In the bottom of the bag there is a very small hole.
Unknown to you, to begin with, the salt begins to leak from the bag. Gradually, you feel the weight of the bag lighten. The drip has been almost unnoticeable.
Now, delete that image and replace the image with the violent expulsion that happens as a volcano erupts. With intense force the volcano spews out its super-hot interior.
In both instances there is an emptying out; in one it is barely noticeable, while in the other the violence demands attention.
St Paul, in his letter to the fledgling Church at Philippi writes:
“Though he was in the form of God, Jesus did not count his equality with God as a thing to be grasped, but emptied himself and became as we are being born in human form.” (Phil. 2: 6 – 7).
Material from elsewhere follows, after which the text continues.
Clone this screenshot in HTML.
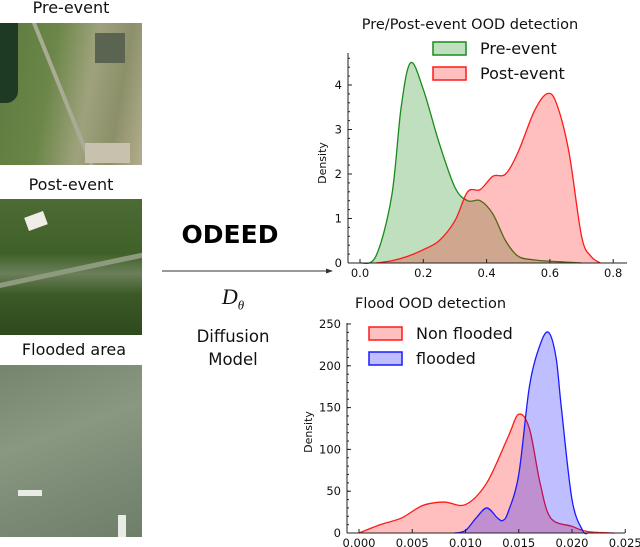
<!DOCTYPE html>
<html><head><meta charset="utf-8"><style>
body{margin:0;width:640px;height:547px;background:#fff;overflow:hidden;font-family:"DejaVu Sans","Liberation Sans",sans-serif;position:relative}
.t{position:absolute;color:#111;white-space:nowrap}
.img{position:absolute;left:0;width:142px;overflow:hidden}
</style></head><body>
<div class="t" style="left:0;width:142px;text-align:center;top:-2px;font-size:16px">Pre-event</div>
<div class="img" style="top:23px;height:142px;background:linear-gradient(100deg,#5e7a3f 0%,#6b8648 35%,#9fa27c 60%,#8c9069 80%,#b3ad8e 100%)">
<div style="position:absolute;left:0;top:0;width:18px;height:80px;background:#1e3a25;border-radius:0 0 12px 0"></div>
<div style="position:absolute;left:28px;top:-10px;width:4px;height:170px;background:#a9ab95;transform:rotate(-22deg);transform-origin:top"></div>
<div style="position:absolute;left:95px;top:10px;width:30px;height:30px;background:#5a6450"></div>
<div style="position:absolute;left:85px;top:120px;width:45px;height:20px;background:#c7c1ad"></div></div>
<div class="t" style="left:0;width:142px;text-align:center;top:175px;font-size:16px">Post-event</div>
<div class="img" style="top:199px;height:136px;background:linear-gradient(180deg,#4d6b34 0%,#3f6128 40%,#6b7f5a 55%,#3b5a25 70%,#2f4a1e 100%)">
<div style="position:absolute;left:26px;top:15px;width:20px;height:14px;background:#f0ece8;transform:rotate(-20deg)"></div>
<div style="position:absolute;left:-10px;top:68px;width:170px;height:5px;background:#8d9a7e;transform:rotate(-12deg)"></div></div>
<div class="t" style="left:0;width:148px;text-align:center;top:340px;font-size:16px">Flooded area</div>
<div class="img" style="top:365px;height:172px;background:linear-gradient(160deg,#75856c 0%,#8a9882 40%,#7b8a74 70%,#6f7e69 100%)">
<div style="position:absolute;left:18px;top:125px;width:24px;height:6px;background:#e8ebe6"></div>
<div style="position:absolute;left:118px;top:150px;width:8px;height:22px;background:#e8ebe6"></div></div>
<div class="t" style="left:160px;width:140px;text-align:center;top:220px;font-size:25px;font-weight:bold;color:#000">ODEED</div>
<svg style="position:absolute;left:0;top:0" width="640" height="547"><line x1="162" y1="271" x2="329" y2="271" stroke="#333" stroke-width="1"/><polygon points="333,271 326,268.5 326,273.5" fill="#333"/></svg>
<div class="t" style="left:160px;width:146px;text-align:center;top:284px;font-size:22px;font-style:italic;font-family:'Liberation Serif',serif">D<sub style="font-size:13px">θ</sub></div>
<div class="t" style="left:160px;width:146px;text-align:center;top:325px;font-size:16.5px;line-height:23px">Diffusion<br>Model</div>
<svg id="c" style="position:absolute;left:0;top:0" width="640" height="547"></svg>
<script>
const topX=[0.0,0.05,0.1,0.13,0.16,0.2,0.25,0.3,0.34,0.38,0.42,0.46,0.5,0.55,0.6,0.65,0.7];
const preVals=[0,0.15,1.5,3.5,4.5,3.9,2.7,1.7,1.4,1.4,1.1,0.5,0.15,0.07,0.04,0.02,0];
const postX=[0.05,0.1,0.15,0.2,0.25,0.3,0.34,0.38,0.42,0.46,0.5,0.55,0.59,0.62,0.66,0.7,0.73,0.76];
const postVals=[0,0.05,0.15,0.3,0.5,0.95,1.6,1.65,1.95,2.0,2.5,3.4,3.8,3.6,2.5,0.6,0.15,0];
const topXTicks=["0.0","0.2","0.4","0.6","0.8"];
const topYTicks=["0","1","2","3","4"];
const nfX=[0,0.002,0.004,0.006,0.008,0.010,0.012,0.014,0.015,0.016,0.017,0.018,0.020,0.021,0.022,0.024];
const nfVals=[0,10,18,33,37,34,60,115,142,125,60,18,8,3,1,0];
const fX=[0.009,0.010,0.011,0.012,0.013,0.0135,0.014,0.015,0.016,0.017,0.0178,0.0185,0.019,0.020,0.021,0.0215];
const fVals=[0,3,18,30,18,15,25,70,175,225,240,210,150,40,3,0];
const botXTicks=["0.000","0.005","0.010","0.015","0.020","0.025"];
const botYTicks=["0","50","100","150","200","250"];
const svg=document.getElementById('c');const NS='http://www.w3.org/2000/svg';
function mk(tag,a,txt){const e=document.createElementNS(NS,tag);for(const k in a)e.setAttribute(k,a[k]);if(txt!==undefined)e.textContent=txt;svg.appendChild(e);return e;}
function path(xs,ys,sx,sy){const p=xs.map((x,i)=>[sx(x),sy(ys[i])]);let d='M'+p[0][0]+','+p[0][1];
for(let i=0;i<p.length-1;i++){const p0=p[i-1]||p[i],p1=p[i],p2=p[i+1],p3=p[i+2]||p2;
d+=' C'+(p1[0]+(p2[0]-p0[0])/6)+','+(p1[1]+(p2[1]-p0[1])/6)+' '+(p2[0]-(p3[0]-p1[0])/6)+','+(p2[1]-(p3[1]-p1[1])/6)+' '+p2[0]+','+p2[1];}return d;}
function axes(ax,x0,y0,xt,yt,sx,sy,yTop,xRight,minorY){
 const ya=mk('line',{x1:ax,y1:yTop,x2:ax,y2:y0,stroke:'#222'});
 const xa=mk('line',{x1:ax,y1:y0,x2:xRight,y2:y0,stroke:'#222'});
 xt.forEach(t=>{const x=sx(+t);mk('line',{x1:x,y1:y0,x2:x,y2:y0-4,stroke:'#222'});const e=mk('text',{x:x,y:y0+14,'font-size':11.5,'text-anchor':'middle',fill:'#111'},t);});
 yt.forEach(t=>{const y=sy(+t);mk('line',{x1:ax,y1:y,x2:ax+4,y2:y,stroke:'#222'});const e=mk('text',{x:ax-6,y:y+4,'font-size':11.5,'text-anchor':'end',fill:'#111'},t);});
 for(let v=0;sy(v)>yTop;v+=minorY){mk('line',{x1:ax,y1:sy(v),x2:ax+2,y2:sy(v),stroke:'#222'});}
}
function series(xs,ys,sx,sy,y0,stroke,fill,name){const d=path(xs,ys,sx,sy);
 const f=mk('path',{d:d+' L'+sx(xs[xs.length-1])+','+y0+' L'+sx(xs[0])+','+y0+'Z',fill:fill,stroke:'none'});
 const l=mk('path',{d:d,fill:'none',stroke:stroke,'stroke-width':1.3});}
function legend(x,y,stroke,fill,label){const r=mk('rect',{x:x,y:y,width:33,height:13,fill:fill,stroke:stroke,'stroke-width':1.5});
 const t=mk('text',{x:x+47,y:y+12,'font-size':16,fill:'#111'},label);}
// top chart
const tsx=v=>360+v*316.5, tsy=v=>263-v*44.5;
const tt=mk('text',{x:470,y:29,'font-size':14.5,'text-anchor':'middle',fill:'#111'},'Pre/Post-event OOD detection');
series(topX,preVals,tsx,tsy,263,'#1a8a1a','rgba(0,128,0,0.25)','pre-event');
series(postX,postVals,tsx,tsy,263,'#ff1a1a','rgba(255,0,0,0.25)','post-event');
axes(348,360,263,topXTicks,topYTicks,tsx,tsy,53,627,0.2);
const yl1=mk('text',{x:0,y:0,'font-size':11,'text-anchor':'middle',fill:'#111',transform:'translate(326,163) rotate(-90)'},'Density');
legend(433,42,'#1a8a1a','rgba(0,128,0,0.25)','Pre-event');legend(433,67,'#ff1a1a','rgba(255,0,0,0.25)','Post-event');
// bottom chart
const bsx=v=>359+v*10650, bsy=v=>533-v*0.836;
const bt=mk('text',{x:355,y:308,'font-size':14.5,fill:'#111'},'Flood OOD detection');
series(nfX,nfVals,bsx,bsy,533,'#ff1a1a','rgba(255,0,0,0.25)','non-flooded');
series(fX,fVals,bsx,bsy,533,'#1a1aff','rgba(0,0,255,0.25)','flooded');
axes(347,359,533,botXTicks,botYTicks,bsx,bsy,323,625,10);
const yl2=mk('text',{x:0,y:0,'font-size':11,'text-anchor':'middle',fill:'#111',transform:'translate(312,432) rotate(-90)'},'Density');
legend(369,327,'#ff1a1a','rgba(255,0,0,0.25)','Non flooded');legend(369,352,'#1a1aff','rgba(0,0,255,0.25)','flooded');
</script>
</body></html>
The Greek word St. Paul uses for ‘emptied himself’ is the word “kenosis”.
Kenosis is the emptying of the volcano – and that is what we celebrate today, the Word becoming flesh.
The author, Luci Shaw, has a poem with the title “Kenosis”, appropriate for today.
Kenosis – Luci Shaw
In sleep his infant mouth works in and out.
He is so new, his silk skin has not yet
been roughed by plane and wooden beam
nor, so far, has he had to deal with human doubt.
He is in a dream of nipple found,
of blue-white milk, of curving skin
and, pulsing in his ear, the inner throb
of a warm heart’s repeated sound.
His only memories float from fluid space.
So new he has not pounded nails, hung a door
broken bread, felt rebuff, bent to the lash,
wept for the sad heart of the human race.